For a small office of 10 to 25 drops, plan on 2 to 4 days of on-site work after the planning phase. Medium commercial jobs run 1 to 2 weeks. Larger installs can stretch to 4 to 8 weeks depending on building size and complexity. The planning and design phase before install adds another 1 to 3 weeks. A good installer gives you realistic dates up front and builds buffer time into the schedule.
Can structured cabling be installed in an occupied building?

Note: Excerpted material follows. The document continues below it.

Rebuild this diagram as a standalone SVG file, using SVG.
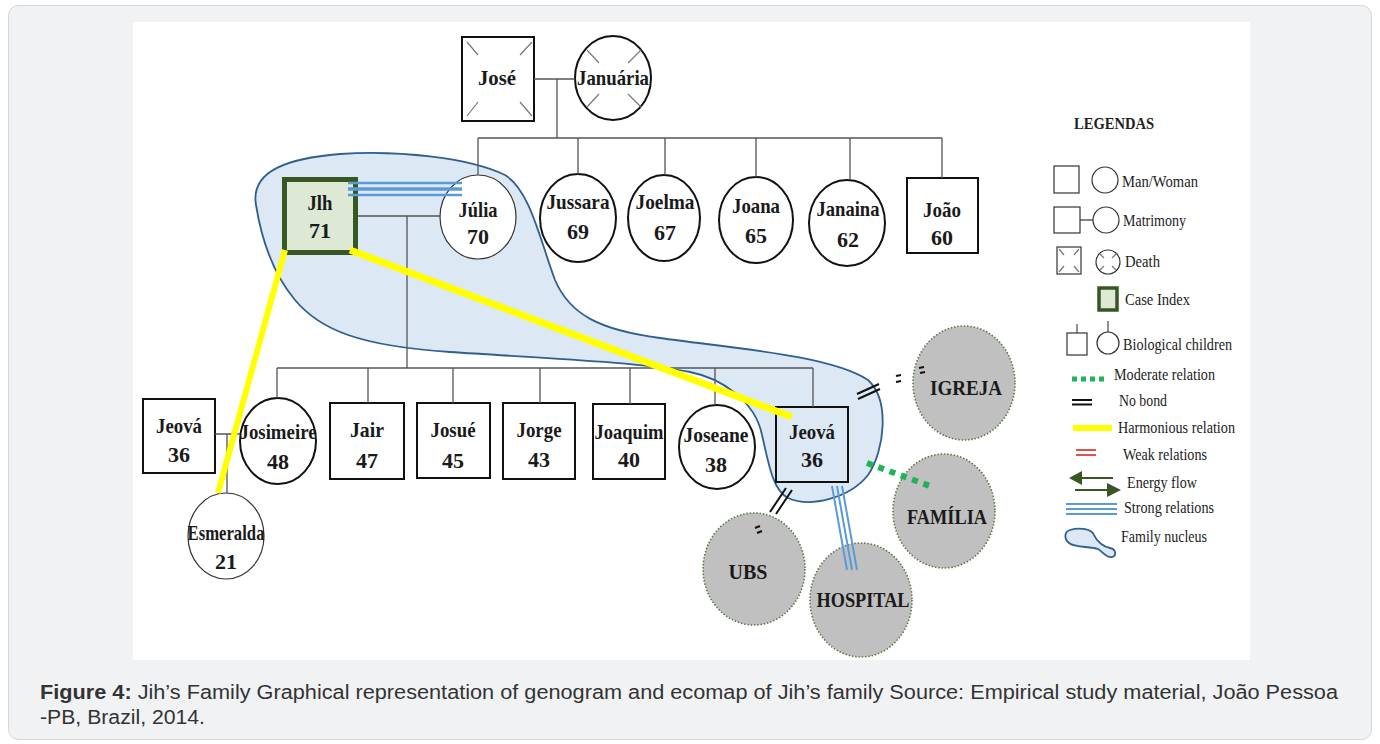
<svg xmlns="http://www.w3.org/2000/svg" width="1380" height="744" viewBox="0 0 1380 744">
  <style>
    .name { font-family: "Liberation Serif", "Times New Roman", serif; font-weight: bold; font-size: 22px; fill: #1a1a1a; text-anchor: middle; }
    .eco { font-family: "Liberation Serif", "Times New Roman", serif; font-weight: bold; font-size: 20px; fill: #1a1a1a; text-anchor: middle; }
    .leg { font-family: "Liberation Serif", "Times New Roman", serif; font-size: 16px; fill: #222; }
    .legt { font-family: "Liberation Serif", "Times New Roman", serif; font-weight: bold; font-size: 16px; fill: #222; }
    .cap { font-family: "Liberation Sans", Arial, sans-serif; font-size: 20px; fill: #333; }
    .box { fill: #fff; stroke: #111; stroke-width: 2; }
    .thin { fill: #fff; stroke: #333; stroke-width: 1.2; }
    .gen { fill: none; stroke: #555; stroke-width: 1.3; }
    .mark { fill: none; stroke: #777; stroke-width: 1.2; }
    .inst { fill: #c0c0c0; stroke: #5b7a4a; stroke-width: 1.6; stroke-dasharray: 1.5 1.8; }
    .strong { fill: none; stroke: #5b9bd5; }
    .harm { fill: none; stroke: #ffff00; stroke-linecap: butt; }
    .nob { fill: none; stroke: #111; stroke-width: 2; }
    .mod { fill: none; stroke: #1fb455; stroke-width: 6; stroke-dasharray: 6 6; }
    .nuc { fill: #dce8f4; stroke: #2f5f8f; stroke-width: 1.8; }
    .lgbox { fill: #fff; stroke: #333; stroke-width: 1.2; }
    .flow { fill: none; stroke: #375623; stroke-width: 2; }
  </style>

  <!-- page frame and figure panel -->
  <rect x="8.5" y="5.5" width="1363" height="734" rx="10" fill="#f1f2f4" stroke="#d3d6da" stroke-width="1"/>
  <rect x="133" y="22" width="1117" height="638" fill="#ffffff"/>

  <!-- family nucleus outline -->
  <g id="family-nucleus">
    <path class="nuc" d="M256,205 C250,170 290,158 340,154 C400,150 470,158 505,175 C530,190 540,240 555,280 C570,315 600,330 660,338 C730,348 830,355 868,380 C890,400 885,450 868,475 C850,498 810,508 788,498 C772,490 768,460 762,435 C755,400 720,378 690,372 C640,362 540,358 450,352 C360,346 320,330 295,300 C270,270 260,230 256,205 Z"/>
  </g>

  <!-- first generation -->
  <g id="node-jose">
    <rect class="box" x="462" y="37" width="72" height="84"/>
    <path class="mark" d="M467,42 L478,55 M532,42 L520,55 M467,116 L478,102 M532,116 L520,102"/>
    <text class="name" x="497" y="85" textLength="38" lengthAdjust="spacingAndGlyphs">José</text>
  </g>
  <g id="node-januaria">
    <ellipse class="box" cx="613" cy="78" rx="38" ry="42"/>
    <path class="mark" d="M587,50 L599,63 M641,50 L628,63 M587,107 L599,94 M641,107 L628,94"/>
    <text class="name" x="613" y="85" textLength="72" lengthAdjust="spacingAndGlyphs">Januária</text>
  </g>

  <!-- second generation -->
  <g id="node-jih">
    <rect x="284.5" y="179.5" width="71" height="73" fill="#dde9d5" stroke="#375623" stroke-width="5"/>
    <text class="name" x="320" y="210" font-size="19" textLength="25" lengthAdjust="spacingAndGlyphs">Jlh</text>
    <text class="name" x="320" y="238" font-size="20">71</text>
  </g>
  <g id="node-julia">
    <ellipse class="thin" cx="478" cy="217" rx="38" ry="42"/>
    <text class="name" x="478" y="217" textLength="39" lengthAdjust="spacingAndGlyphs">Júlia</text>
    <text class="name" x="478" y="244">70</text>
  </g>
  <g id="node-jussara">
    <ellipse class="box" cx="578" cy="218" rx="38" ry="44"/>
    <text class="name" x="578" y="209" textLength="63" lengthAdjust="spacingAndGlyphs">Jussara</text>
    <text class="name" x="578" y="239">69</text>
  </g>
  <g id="node-joelma">
    <ellipse class="box" cx="664" cy="218" rx="36" ry="43"/>
    <text class="name" x="665" y="209" textLength="59" lengthAdjust="spacingAndGlyphs">Joelma</text>
    <text class="name" x="665" y="240">67</text>
  </g>
  <g id="node-joana">
    <ellipse class="box" cx="756" cy="220" rx="37" ry="43"/>
    <text class="name" x="756" y="213" textLength="48" lengthAdjust="spacingAndGlyphs">Joana</text>
    <text class="name" x="756" y="243">65</text>
  </g>
  <g id="node-janaina">
    <ellipse class="box" cx="847" cy="223" rx="38" ry="43"/>
    <text class="name" x="848" y="216" textLength="63" lengthAdjust="spacingAndGlyphs">Janaina</text>
    <text class="name" x="848" y="247">62</text>
  </g>
  <g id="node-joao">
    <rect class="box" x="907" y="178" width="71" height="75"/>
    <text class="name" x="942" y="217" textLength="38" lengthAdjust="spacingAndGlyphs">João</text>
    <text class="name" x="942" y="245">60</text>
  </g>

  <!-- third generation -->
  <g id="node-jeova-spouse">
    <rect class="box" x="143" y="399" width="72" height="74"/>
    <text class="name" x="179" y="433" textLength="46" lengthAdjust="spacingAndGlyphs">Jeová</text>
    <text class="name" x="179" y="462">36</text>
  </g>
  <g id="node-josimeire">
    <ellipse class="box" cx="278" cy="441" rx="38" ry="43"/>
    <text class="name" x="278" y="439" textLength="77" lengthAdjust="spacingAndGlyphs">Josimeire</text>
    <text class="name" x="278" y="469">48</text>
  </g>
  <g id="node-jair">
    <rect class="box" x="330" y="403" width="74" height="76"/>
    <text class="name" x="367" y="437" textLength="34" lengthAdjust="spacingAndGlyphs">Jair</text>
    <text class="name" x="367" y="468">47</text>
  </g>
  <g id="node-josue">
    <rect class="box" x="417" y="403" width="73" height="75"/>
    <text class="name" x="453" y="437" textLength="45" lengthAdjust="spacingAndGlyphs">Josué</text>
    <text class="name" x="453" y="468">45</text>
  </g>
  <g id="node-jorge">
    <rect class="box" x="503" y="403" width="72" height="76"/>
    <text class="name" x="539" y="437" textLength="45" lengthAdjust="spacingAndGlyphs">Jorge</text>
    <text class="name" x="539" y="467">43</text>
  </g>
  <g id="node-joaquim">
    <rect class="box" x="593" y="404" width="72" height="75"/>
    <text class="name" x="629" y="439" textLength="69" lengthAdjust="spacingAndGlyphs">Joaquim</text>
    <text class="name" x="629" y="467">40</text>
  </g>
  <g id="node-joseane">
    <ellipse class="box" cx="717" cy="447" rx="38" ry="42"/>
    <text class="name" x="716" y="442" textLength="65" lengthAdjust="spacingAndGlyphs">Joseane</text>
    <text class="name" x="716" y="472">38</text>
  </g>
  <g id="node-jeova">
    <rect x="776" y="407" width="72" height="75" fill="none" stroke="#111" stroke-width="2"/>
    <text class="name" x="812" y="439" textLength="46" lengthAdjust="spacingAndGlyphs">Jeová</text>
    <text class="name" x="812" y="467">36</text>
  </g>

  <!-- fourth generation -->
  <g id="node-esmeralda">
    <ellipse class="thin" cx="226" cy="536" rx="38" ry="43"/>
    <text class="name" x="226" y="540" textLength="77" lengthAdjust="spacingAndGlyphs">Esmeralda</text>
    <text class="name" x="226" y="569">21</text>
  </g>

  <!-- community resources -->
  <g id="node-igreja">
    <ellipse class="inst" cx="964" cy="383" rx="51" ry="57"/>
    <text class="eco" x="966" y="395" textLength="72" lengthAdjust="spacingAndGlyphs">IGREJA</text>
  </g>
  <g id="node-familia">
    <ellipse class="inst" cx="944" cy="511" rx="51" ry="57"/>
    <text class="eco" x="947" y="524" textLength="80" lengthAdjust="spacingAndGlyphs">FAMÍLIA</text>
  </g>
  <g id="node-ubs">
    <ellipse class="inst" cx="754" cy="569" rx="51" ry="56"/>
    <text class="eco" x="748" y="579">UBS</text>
  </g>
  <g id="node-hospital">
    <ellipse class="inst" cx="861" cy="600" rx="51" ry="57"/>
    <text class="eco" x="863" y="607" textLength="93" lengthAdjust="spacingAndGlyphs">HOSPITAL</text>
  </g>

  <!-- connectors -->
  <g id="connectors">
    <!-- genogram lines -->
    <path class="gen" d="M534,79 H575 M557,79 V138 M478,138 H942 M478,138 V175 M578,138 V174 M665,138 V175 M756,138 V177 M850,138 V180 M942,138 V178"/>
    <path class="gen" d="M358,216 H440 M407,216 V368 M277,368 H813 M277,368 V398 M368,368 V403 M453,368 V403 M540,368 V403 M630,368 V404 M715,368 V405 M813,368 V407"/>
    <path class="gen" d="M215,434 H240 M227,434 V493"/>
    <!-- strong relation Jih - Julia -->
    <line class="strong" x1="348" y1="183" x2="462" y2="183" stroke-width="2.5" stroke="#8fb8e3"/>
    <line class="strong" x1="348" y1="189" x2="462" y2="189" stroke-width="3.5"/>
    <line class="strong" x1="348" y1="195" x2="462" y2="195" stroke-width="2.5" stroke="#8fb8e3"/>
    <!-- strong relation Jeova - Hospital -->
    <line class="strong" x1="832" y1="486" x2="847" y2="570" stroke-width="2"/>
    <line class="strong" x1="837" y1="486" x2="852" y2="570" stroke-width="2"/>
    <line class="strong" x1="842" y1="486" x2="857" y2="570" stroke-width="2"/>
    <!-- moderate relation Jeova - Familia -->
    <line class="mod" x1="867" y1="463" x2="930" y2="486"/>
    <!-- no bond Jeova - UBS -->
    <line class="nob" x1="770" y1="512" x2="786" y2="488"/>
    <line class="nob" x1="776" y1="514" x2="792" y2="490"/>
    <path class="nob" stroke-width="1.5" d="M755,528 L760,526 M757,533 L762,531"/>
    <!-- no bond Jeova - Igreja -->
    <line class="nob" x1="857" y1="394" x2="879" y2="384"/>
    <line class="nob" x1="858" y1="399" x2="880" y2="389"/>
    <path class="nob" stroke-width="2" d="M896,376 L901,375 M896,382 L901,381 M919,368 L924,367 M920,373 L925,372"/>
    <!-- harmonious relations -->
    <line class="harm" x1="350" y1="250" x2="792" y2="417" stroke-width="7"/>
    <line class="harm" x1="285" y1="250" x2="218" y2="493" stroke-width="6"/>
  </g>

  <!-- legend -->
  <g id="legend">
    <text class="legt" x="1074" y="129" textLength="80" lengthAdjust="spacingAndGlyphs">LEGENDAS</text>
    <rect class="lgbox" x="1054" y="166" width="25" height="27"/>
    <circle class="lgbox" cx="1105" cy="180" r="13"/>
    <text class="leg" x="1122" y="187" textLength="76" lengthAdjust="spacingAndGlyphs">Man/Woman</text>

    <rect class="lgbox" x="1054" y="207" width="26" height="26"/>
    <line x1="1080" y1="220" x2="1093" y2="220" stroke="#333" stroke-width="1.2"/>
    <circle class="lgbox" cx="1106" cy="220" r="13"/>
    <text class="leg" x="1123" y="226" textLength="63" lengthAdjust="spacingAndGlyphs">Matrimony</text>

    <rect class="lgbox" x="1057" y="247" width="24" height="27"/>
    <path class="mark" d="M1059,249 L1064,255 M1079,249 L1074,255 M1059,272 L1064,266 M1079,272 L1074,266"/>
    <circle class="lgbox" cx="1108" cy="262" r="12"/>
    <path class="mark" d="M1100,254 L1104,258 M1116,254 L1112,258 M1100,270 L1104,266 M1116,270 L1112,266"/>
    <text class="leg" x="1125" y="267" textLength="35" lengthAdjust="spacingAndGlyphs">Death</text>

    <rect x="1099" y="288" width="18" height="22" fill="#dde9d5" stroke="#375623" stroke-width="3.5"/>
    <text class="leg" x="1125" y="305" textLength="65" lengthAdjust="spacingAndGlyphs">Case Index</text>

    <path class="gen" stroke="#333" d="M1077,324 V333 M1108,321 V332"/>
    <rect class="lgbox" x="1067" y="333" width="20" height="22"/>
    <circle class="lgbox" cx="1108" cy="343" r="11"/>
    <text class="leg" x="1123" y="350" textLength="109" lengthAdjust="spacingAndGlyphs">Biological  children</text>

    <line x1="1072" y1="379" x2="1106" y2="379" stroke="#1fb455" stroke-width="5" stroke-dasharray="5 4"/>
    <text class="leg" x="1114" y="380" textLength="101" lengthAdjust="spacingAndGlyphs">Moderate relation</text>

    <path class="nob" stroke-width="2" d="M1072,400 H1092 M1072,404.5 H1092"/>
    <text class="leg" x="1119" y="406" textLength="48" lengthAdjust="spacingAndGlyphs">No bond</text>

    <line x1="1073" y1="428" x2="1112" y2="428" stroke="#ffff00" stroke-width="6"/>
    <text class="leg" x="1118" y="433" textLength="117" lengthAdjust="spacingAndGlyphs">Harmonious relation</text>

    <path fill="none" stroke="#d9534f" stroke-width="1.8" d="M1076,450 H1096 M1076,455 H1096"/>
    <text class="leg" x="1123" y="460" textLength="84" lengthAdjust="spacingAndGlyphs">Weak relations</text>

    <path class="flow" d="M1113,478 H1080 M1075,490 H1108"/>
    <polygon points="1069,478 1082,471 1082,485" fill="#375623"/>
    <polygon points="1121,490 1107,483 1107,497" fill="#375623"/>
    <text class="leg" x="1127" y="488" textLength="70" lengthAdjust="spacingAndGlyphs">Energy flow</text>

    <path fill="none" stroke="#5b9bd5" stroke-width="1.8" d="M1066,504 H1117 M1066,509 H1117 M1066,514 H1117"/>
    <text class="leg" x="1124" y="513" textLength="90" lengthAdjust="spacingAndGlyphs">Strong relations</text>

    <path class="nuc" stroke-width="2.5" d="M1070,530 C1080,527 1092,529 1094,535 C1097,542 1104,547 1110,548 C1116,549 1117,556 1112,557 C1106,558 1103,552 1098,549 C1090,546 1075,548 1069,543 C1064,539 1064,532 1070,530 Z"/>
    <text class="leg" x="1121" y="542" textLength="86" lengthAdjust="spacingAndGlyphs">Family nucleus</text>
  </g>

  <!-- caption -->
  <g id="caption">
    <text class="cap" x="40" y="699" textLength="1298" lengthAdjust="spacingAndGlyphs"><tspan font-weight="bold">Figure 4:</tspan> Jih’s Family Graphical representation of genogram and ecomap of Jih’s family Source: Empirical study material, João Pessoa</text>
    <text class="cap" x="40" y="724" textLength="165" lengthAdjust="spacingAndGlyphs">-PB, Brazil, 2014.</text>
  </g>
</svg>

Yes, most cabling work happens in working offices and active buildings. Cable pulls happen in ceilings, walls, and conduits without disturbing daily operations. The noisier and dustier parts can be scheduled for after-hours or weekends if needed. A good installer coordinates with you to minimize disruption. Full system cutover usually happens during a planned downtime window, often a single weekend.

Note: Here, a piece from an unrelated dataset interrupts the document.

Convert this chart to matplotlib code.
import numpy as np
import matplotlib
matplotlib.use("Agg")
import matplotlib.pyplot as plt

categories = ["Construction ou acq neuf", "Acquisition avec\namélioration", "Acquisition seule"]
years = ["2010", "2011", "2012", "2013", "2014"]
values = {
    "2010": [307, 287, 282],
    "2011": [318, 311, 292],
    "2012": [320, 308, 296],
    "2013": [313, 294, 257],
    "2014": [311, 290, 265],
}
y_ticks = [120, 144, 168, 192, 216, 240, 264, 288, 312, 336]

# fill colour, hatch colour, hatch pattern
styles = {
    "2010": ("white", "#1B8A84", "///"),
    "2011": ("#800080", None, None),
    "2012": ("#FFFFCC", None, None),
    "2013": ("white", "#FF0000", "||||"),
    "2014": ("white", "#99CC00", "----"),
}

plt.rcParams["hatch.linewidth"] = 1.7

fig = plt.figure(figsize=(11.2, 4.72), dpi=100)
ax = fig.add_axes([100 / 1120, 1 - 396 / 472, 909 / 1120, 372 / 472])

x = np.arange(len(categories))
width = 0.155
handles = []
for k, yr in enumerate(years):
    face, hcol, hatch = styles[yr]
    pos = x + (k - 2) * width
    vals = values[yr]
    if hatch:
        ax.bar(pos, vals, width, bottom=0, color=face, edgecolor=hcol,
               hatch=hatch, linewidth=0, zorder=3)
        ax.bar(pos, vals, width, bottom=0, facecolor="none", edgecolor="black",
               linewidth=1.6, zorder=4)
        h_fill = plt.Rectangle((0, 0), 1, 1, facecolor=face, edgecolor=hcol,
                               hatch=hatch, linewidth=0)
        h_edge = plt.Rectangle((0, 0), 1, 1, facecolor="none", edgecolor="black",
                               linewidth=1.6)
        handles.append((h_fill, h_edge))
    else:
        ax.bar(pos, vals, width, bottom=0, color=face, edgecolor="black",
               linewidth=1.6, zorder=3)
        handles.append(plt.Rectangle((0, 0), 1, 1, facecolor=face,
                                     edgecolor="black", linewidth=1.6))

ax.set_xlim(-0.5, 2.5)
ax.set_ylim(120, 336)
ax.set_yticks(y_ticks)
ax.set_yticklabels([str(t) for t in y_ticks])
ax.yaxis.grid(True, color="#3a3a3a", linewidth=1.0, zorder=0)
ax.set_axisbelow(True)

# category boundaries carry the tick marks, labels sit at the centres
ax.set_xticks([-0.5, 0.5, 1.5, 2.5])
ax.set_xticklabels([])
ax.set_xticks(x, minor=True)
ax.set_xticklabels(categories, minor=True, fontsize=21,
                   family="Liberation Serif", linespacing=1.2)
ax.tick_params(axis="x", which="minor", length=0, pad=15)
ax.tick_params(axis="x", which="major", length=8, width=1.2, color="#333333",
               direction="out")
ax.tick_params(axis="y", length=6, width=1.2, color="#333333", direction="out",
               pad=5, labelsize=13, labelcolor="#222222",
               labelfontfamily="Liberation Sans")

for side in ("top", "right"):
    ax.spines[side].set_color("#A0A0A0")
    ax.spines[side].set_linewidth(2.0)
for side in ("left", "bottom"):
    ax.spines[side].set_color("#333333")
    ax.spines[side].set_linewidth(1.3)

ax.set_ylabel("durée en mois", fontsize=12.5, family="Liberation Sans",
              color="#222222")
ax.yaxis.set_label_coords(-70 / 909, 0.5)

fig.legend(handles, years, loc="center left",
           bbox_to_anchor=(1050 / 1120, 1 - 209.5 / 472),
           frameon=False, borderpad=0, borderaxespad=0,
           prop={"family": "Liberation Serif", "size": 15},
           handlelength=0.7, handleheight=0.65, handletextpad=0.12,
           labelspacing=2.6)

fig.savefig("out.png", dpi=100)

What’s the difference between Cat6 and Cat6A cabling?
Cat6 supports gigabit Ethernet (1 Gbps) at full 100-meter distance and 10 gigabit Ethernet only at shorter distances. Cat6A supports full 10 gigabit Ethernet at 100 meters and handles electromagnetic interference better. For new installs intended to last 15-plus years, Cat6A is the smarter choice. The cost difference is usually less than 15% on a typical project.
Do I need certification testing on every cable?

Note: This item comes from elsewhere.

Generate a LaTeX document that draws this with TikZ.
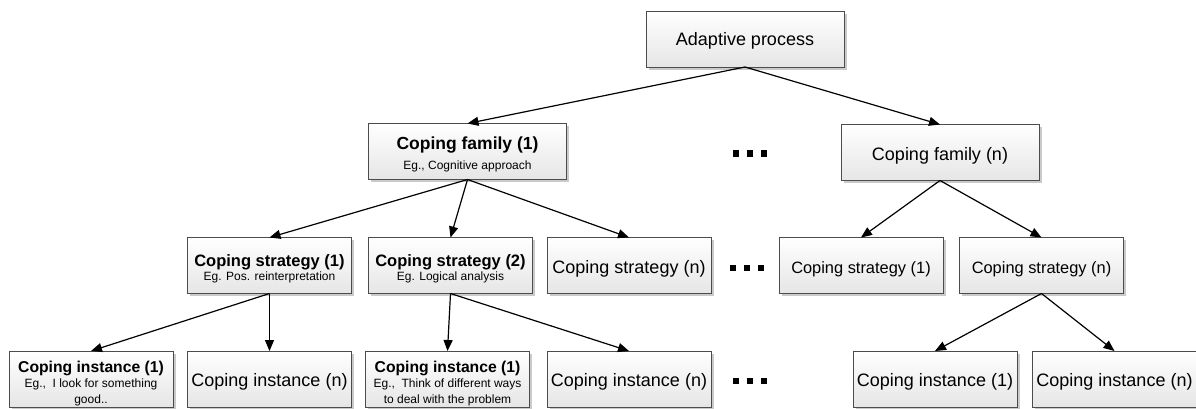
\documentclass[tikz,border=0pt]{standalone}
\usepackage{fontspec}
\setmainfont{Liberation Sans}
\usetikzlibrary{arrows.meta,shadows}

\tikzset{
  box/.style={draw=black!70, line width=0.9pt, rectangle, inner sep=0pt, outer sep=0pt,
    top color=white, bottom color=black!10,
    drop shadow={shadow xshift=2.5pt, shadow yshift=-2.5pt, fill=black!35, opacity=0.6},
    minimum height=56pt},
  wbox/.style={box, minimum width=198pt},
  nbox/.style={box, minimum width=164pt},
  link/.style={line width=1.2pt, -{Triangle[length=11pt,width=9pt]}},
  big/.style={anchor=base, inner sep=0pt, font=\fontsize{18}{20}\selectfont},
  mid/.style={anchor=base, inner sep=0pt, font=\fontsize{16.4}{18}\selectfont},
  small/.style={anchor=base, inner sep=0pt, font=\fontsize{12}{14}\selectfont},
  dot/.style={fill=black, inner sep=0pt, minimum size=6.5pt},
}

\begin{document}
\begin{tikzpicture}[x=1pt, y=-1pt]
\useasboundingbox (0,0) rectangle (1196,408);

% ---- boxes ----
\node[wbox] (ap)  at (745,39) {};
\node[wbox] (f1)  at (467.5,151.5) {};
\node[wbox] (fn)  at (940,152.5) {};

\node[nbox] (s1)  at (269.5,265.5) {};
\node[nbox] (s2)  at (450.5,265.5) {};
\node[nbox] (sn)  at (629,265.5) {};
\node[nbox] (rs1) at (861,265.5) {};
\node[nbox] (rsn) at (1041.5,265.5) {};

\node[nbox] (i1)  at (91,379) {};
\node[nbox] (in1) at (269.5,379) {};
\node[nbox] (i2)  at (447.5,379) {};
\node[nbox] (in2) at (629,379) {};
\node[nbox] (ri1) at (935,379) {};
\node[nbox] (rin) at (1114.5,379) {};

% ---- texts ----
\node[big] (tap) at (745,45) {Adaptive process};

\node[anchor=base, inner sep=0pt, font=\fontsize{17.5}{20}\selectfont\bfseries] (tf1a) at (467.5,149) {Coping family (1)};
\node[small] (tf1b) at (467.5,169.5) {Eg., Cognitive approach};
\node[big] (tfn) at (940,160) {Coping family (n)};

\node[anchor=base, inner sep=0pt, font=\fontsize{16.5}{18}\selectfont\bfseries] (ts1a) at (269.5,266) {Coping strategy (1)};
\node[small] (ts1b) at (269.5,280.5) {Eg. Pos. reinterpretation};
\node[anchor=base, inner sep=0pt, font=\fontsize{16.5}{18}\selectfont\bfseries] (ts2a) at (450.5,266) {Coping strategy (2)};
\node[small] (ts2b) at (450.5,280.5) {Eg. Logical analysis};
\node[big] (tsn) at (629,273) {Coping strategy (n)};
\node[mid] (trs1) at (861,273) {Coping strategy (1)};
\node[mid] (trsn) at (1041.5,273) {Coping strategy (n)};

\node[anchor=base, inner sep=0pt, font=\fontsize{15.7}{18}\selectfont\bfseries] (ti1a) at (91,372.3) {Coping instance (1)};
\node[small] (ti1b) at (91,387.7) {Eg.,\ \ I look for something};
\node[small] (ti1c) at (91,403) {good..};
\node[big] (tin1) at (269.5,386.5) {Coping instance (n)};
\node[anchor=base, inner sep=0pt, font=\fontsize{15.7}{18}\selectfont\bfseries] (ti2a) at (447.5,372.3) {Coping instance (1)};
\node[small] (ti2b) at (447.5,387.7) {Eg.,\ \ Think of different ways};
\node[small] (ti2c) at (447.5,403) {to deal with the problem};
\node[big] (tin2) at (629,386.5) {Coping instance (n)};
\node[big] (tri1) at (935,386.5) {Coping instance (1)};
\node[big] (trin) at (1114.5,386.5) {Coping instance (n)};

% ---- ellipsis markers ----
\foreach \r/\y/\dx in {a/153.5/0, b/268/-3, c/381/0}{
  \node[dot] (d\r1) at (736+\dx,\y) {};
  \node[dot] (d\r2) at (750+\dx,\y) {};
  \node[dot] (d\r3) at (764+\dx,\y) {};
}

% ---- connectors ----
\draw[link] (ap.south) -- (f1.north);
\draw[link] (ap.south) -- (fn.north);

\draw[link] (f1.south) -- (s1.north);
\draw[link] (f1.south) -- (s2.north);
\draw[link] (f1.south) -- (sn.north);

\draw[link] (fn.south) -- (rs1.north);
\draw[link] (fn.south) -- (rsn.north);

\draw[link] (s1.south) -- (i1.north);
\draw[link] (s1.south) -- (in1.north);

\draw[link] (s2.south) -- (i2.north);
\draw[link] (s2.south) -- (in2.north);

\draw[link] (rsn.south) -- (ri1.north);
\draw[link] (rsn.south) -- (rin.north);
\end{tikzpicture}
\end{document}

Yes, for any commercial install you should require certification testing. The tester checks signal integrity, length, crosstalk, and compliance with industry standards. You should receive written test results for each drop showing pass/fail status. If an installer doesn’t include certification testing in the quote, that’s a major red flag. Quality testers cost several thousand dollars — installers without them aren’t running real cabling businesses.
Will structured cabling support phone, internet, and security cameras all together?
Yes, that’s the whole point of structured cabling. The same cable infrastructure handles VoIP phones, network data, IP security cameras, wireless access points, and many other systems. Modern Power over Ethernet (PoE) lets the same cable carry data and electrical power, so cameras and phones can run without separate power outlets. This unified infrastructure is why structured cabling beats running separate cable systems for each function.